The concept of the entourage effect was first recognized and introduced by researchers Raphael Mechoulam and Shimon Ben-Shabat in 1998. They observed that certain inactive compounds seemed to enhance the therapeutic properties of endocannabinoids like 2-AG and anandamide. Subsequently, in 2001, Ethan Russo and John McPartland supported Mechoulam and Ben-Shabat’s hypothesis with their published research paper. Their findings suggested that secondary compounds in cannabis might augment the beneficial effects of THC, while also potentially reducing THC-induced anxiety, cholinergic deficits, and immunosuppression.

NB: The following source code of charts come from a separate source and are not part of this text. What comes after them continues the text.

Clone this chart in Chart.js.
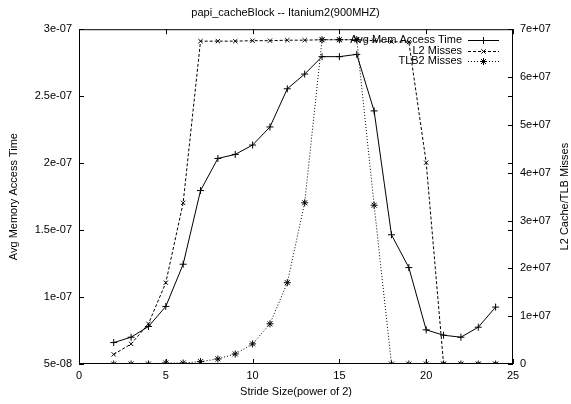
<!DOCTYPE html>
<html>
<head>
<meta charset="utf-8">
<script src="https://cdn.jsdelivr.net/npm/chart.js@4/dist/chart.umd.min.js"></script>
<style>
  html, body { margin: 0; padding: 0; background: #fff; }
  #wrap { width: 571px; height: 404px; }
</style>
</head>
<body>
<div id="wrap"><canvas id="grafica"></canvas></div>
<script>
// datos
const stride = [2, 3, 4, 5, 6, 7, 8, 9, 10, 11, 12, 13, 14, 15, 16, 17, 18, 19, 20, 21, 22, 23, 24];
const avgMemTime = [6.6e-8, 7.0e-8, 7.8e-8, 9.3e-8, 1.245e-7, 1.795e-7, 2.035e-7, 2.065e-7, 2.135e-7, 2.27e-7,
    2.555e-7, 2.665e-7, 2.795e-7, 2.795e-7, 2.812e-7, 2.39e-7, 1.465e-7, 1.22e-7, 7.55e-8, 7.15e-8, 7.0e-8, 7.75e-8, 9.25e-8];
const l2Misses = [2.0e6, 4.2e6, 8.4e6, 1.7e7, 3.37e7, 6.75e7, 6.75e7, 6.75e7, 6.76e7, 6.76e7,
    6.77e7, 6.77e7, 6.78e7, 6.78e7, 6.78e7, 6.76e7, 6.74e7, 6.73e7, 4.21e7, 0, 0, 0, 0];
const tlb2Misses = [0, 0, 0, 2e5, 2e5, 5e5, 1.05e6, 2.1e6, 4.2e6, 8.4e6,
    1.7e7, 3.37e7, 6.78e7, 6.78e7, 6.78e7, 3.32e7, 0, 0, 0, 0, 0, 0, 0];

const xTicks = [0, 5, 10, 15, 20, 25];
const leftTicks = [5e-8, 1e-7, 1.5e-7, 2e-7, 2.5e-7, 3e-7];
const leftTickLabels = ['5e-08', '1e-07', '1.5e-07', '2e-07', '2.5e-07', '3e-07'];
const rightTicks = [0, 1e7, 2e7, 3e7, 4e7, 5e7, 6e7, 7e7];
const rightTickLabels = ['0', '1e+07', '2e+07', '3e+07', '4e+07', '5e+07', '6e+07', '7e+07'];

const titulo = 'papi_cacheBlock -- Itanium2(900MHZ)';
const tituloDerecho = 'L2 Cache/TLB Misses';
const fuente = { family: '"Liberation Sans", Arial, sans-serif', size: 11, weight: 'normal' };

const puntos = (vals) => stride.map((x, i) => ({ x: x, y: vals[i] }));

// marco y marcas hacia adentro, estilo gnuplot
const marcoPlugin = {
    id: 'marco',
    afterDatasetsDraw(chart) {
        const { ctx, chartArea: a, scales } = chart;
        const largo = 5;
        ctx.save();
        ctx.strokeStyle = '#000';
        ctx.lineWidth = 1;
        ctx.setLineDash([]);
        ctx.strokeRect(a.left + 0.5, a.top + 0.5, a.right - a.left - 1, a.bottom - a.top - 1);
        ctx.beginPath();
        xTicks.forEach(v => {
            const px = Math.round(scales.x.getPixelForValue(v)) + 0.5;
            ctx.moveTo(px, a.bottom); ctx.lineTo(px, a.bottom - largo);
            ctx.moveTo(px, a.top); ctx.lineTo(px, a.top + largo);
        });
        leftTicks.forEach(v => {
            const py = Math.round(scales.y.getPixelForValue(v)) + 0.5;
            ctx.moveTo(a.left, py); ctx.lineTo(a.left + largo, py);
            ctx.moveTo(a.right, py); ctx.lineTo(a.right - largo, py);
        });
        rightTicks.forEach(v => {
            const py = Math.round(scales.y2.getPixelForValue(v)) + 0.5;
            ctx.moveTo(a.right, py); ctx.lineTo(a.right - largo, py);
        });
        ctx.stroke();
        ctx.restore();
    }
};

// leyenda dentro del area y titulo derecho girado como en gnuplot
const leyendaPlugin = {
    id: 'leyendaGnu',
    afterDraw(chart) {
        const { ctx, chartArea: a } = chart;
        const textoX = a.right - 51;
        const lineaIni = a.right - 45;
        const lineaFin = a.right - 14;
        ctx.save();
        ctx.font = `${fuente.size}px ${fuente.family}`;
        ctx.textAlign = 'right';
        ctx.textBaseline = 'middle';
        ctx.fillStyle = '#000';
        chart.data.datasets.forEach((ds, i) => {
            const y = a.top + 10.5 + i * 10.8;
            ctx.fillText(ds.label, textoX, y);
            ctx.strokeStyle = '#000';
            ctx.lineWidth = 1;
            ctx.setLineDash(ds.borderDash || []);
            ctx.beginPath();
            ctx.moveTo(lineaIni, Math.round(y) + 0.5);
            ctx.lineTo(lineaFin, Math.round(y) + 0.5);
            ctx.stroke();
            ctx.setLineDash([]);
            Chart.helpers.drawPoint(ctx, {
                pointStyle: ds.pointStyle,
                radius: ds.pointRadius,
                borderWidth: 1
            }, (lineaIni + lineaFin) / 2, Math.round(y) + 0.5);
        });

        ctx.translate(chart.width - 6, (a.top + a.bottom) / 2);
        ctx.rotate(-Math.PI / 2);
        ctx.textAlign = 'center';
        ctx.fillText(tituloDerecho, 0, 0);
        ctx.restore();
    }
};

const canvas = document.getElementById('grafica');
const context = canvas.getContext('2d');

const grafica = new Chart(context, {
    type: 'line',
    data: {
        datasets: [
            {
                label: 'Avg Mem Access Time',
                data: puntos(avgMemTime),
                yAxisID: 'y',
                borderColor: '#000',
                backgroundColor: '#000',
                borderWidth: 1,
                pointStyle: 'cross',
                pointRadius: 3.5,
                pointBorderWidth: 1,
                tension: 0
            },
            {
                label: 'L2 Misses',
                data: puntos(l2Misses),
                yAxisID: 'y2',
                borderColor: '#000',
                backgroundColor: '#000',
                borderWidth: 1,
                borderDash: [3, 2],
                pointStyle: 'crossRot',
                pointRadius: 3,
                pointBorderWidth: 1,
                tension: 0
            },
            {
                label: 'TLB2 Misses',
                data: puntos(tlb2Misses),
                yAxisID: 'y2',
                borderColor: '#000',
                backgroundColor: '#000',
                borderWidth: 1,
                borderDash: [1, 2],
                pointStyle: 'star',
                pointRadius: 3.5,
                pointBorderWidth: 1,
                tension: 0
            }
        ]
    },
    options: {
        responsive: true,
        maintainAspectRatio: false,
        animation: false,
        layout: { padding: 0 },
        plugins: {
            legend: { display: false },
            tooltip: { enabled: false },
            title: {
                display: true,
                text: titulo,
                color: '#000',
                font: fuente,
                padding: { top: 6, bottom: 10 }
            }
        },
        scales: {
            x: {
                type: 'linear',
                min: 0,
                max: 25,
                afterBuildTicks: (s) => { s.ticks = xTicks.map(v => ({ value: v })); },
                afterFit: (s) => { s.height = 40; },
                grid: { display: false, drawTicks: false },
                border: { display: false },
                ticks: { color: '#000', font: fuente, padding: 5, maxRotation: 0 },
                title: {
                    display: true,
                    text: 'Stride Size(power of 2)',
                    color: '#000',
                    font: fuente,
                    padding: { top: 0, bottom: 5 }
                }
            },
            y: {
                type: 'linear',
                position: 'left',
                min: 5e-8,
                max: 3e-7,
                afterBuildTicks: (s) => { s.ticks = leftTicks.map(v => ({ value: v })); },
                afterFit: (s) => { s.width = 79; },
                grid: { display: false, drawTicks: false },
                border: { display: false },
                ticks: {
                    color: '#000',
                    font: fuente,
                    padding: 7,
                    callback: (v, i) => leftTickLabels[i]
                },
                title: {
                    display: true,
                    text: 'Avg Memory Access Time',
                    color: '#000',
                    font: fuente,
                    padding: { top: 7, bottom: 0 }
                }
            },
            y2: {
                type: 'linear',
                position: 'right',
                min: 0,
                max: 7e7,
                afterBuildTicks: (s) => { s.ticks = rightTicks.map(v => ({ value: v })); },
                afterFit: (s) => { s.width = 58; },
                grid: { display: false, drawTicks: false },
                border: { display: false },
                ticks: {
                    color: '#000',
                    font: fuente,
                    padding: 7,
                    callback: (v, i) => rightTickLabels[i]
                },
                title: { display: false }
            }
        }
    },
    plugins: [marcoPlugin, leyendaPlugin]
});
</script>
</body>
</html>
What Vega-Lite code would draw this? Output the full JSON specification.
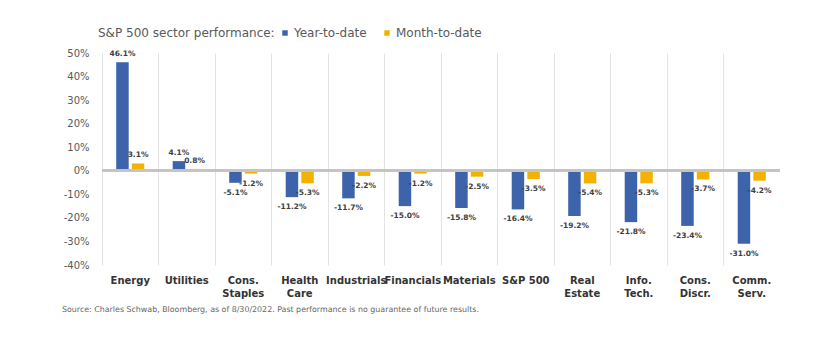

Recent studies have further demonstrated that consuming full-spectrum cannabis products containing terpenes may provide significantly more relief compared to using isolated cannabinoids. Supporters of the entourage effect theory agree that the combination and synergy of various cannabinoids produce effects that cannot be achieved with isolated compounds. Each ingredient contributes to a whole that is greater than the sum of its individual parts.
The chemical interactions between compounds, including terpenes and flavonoids, play a crucial role in the potential therapeutic value of cannabis for various human conditions. The entourage effect holds promise as it points to a more comprehensive approach to harnessing the medicinal properties of cannabis and its compounds.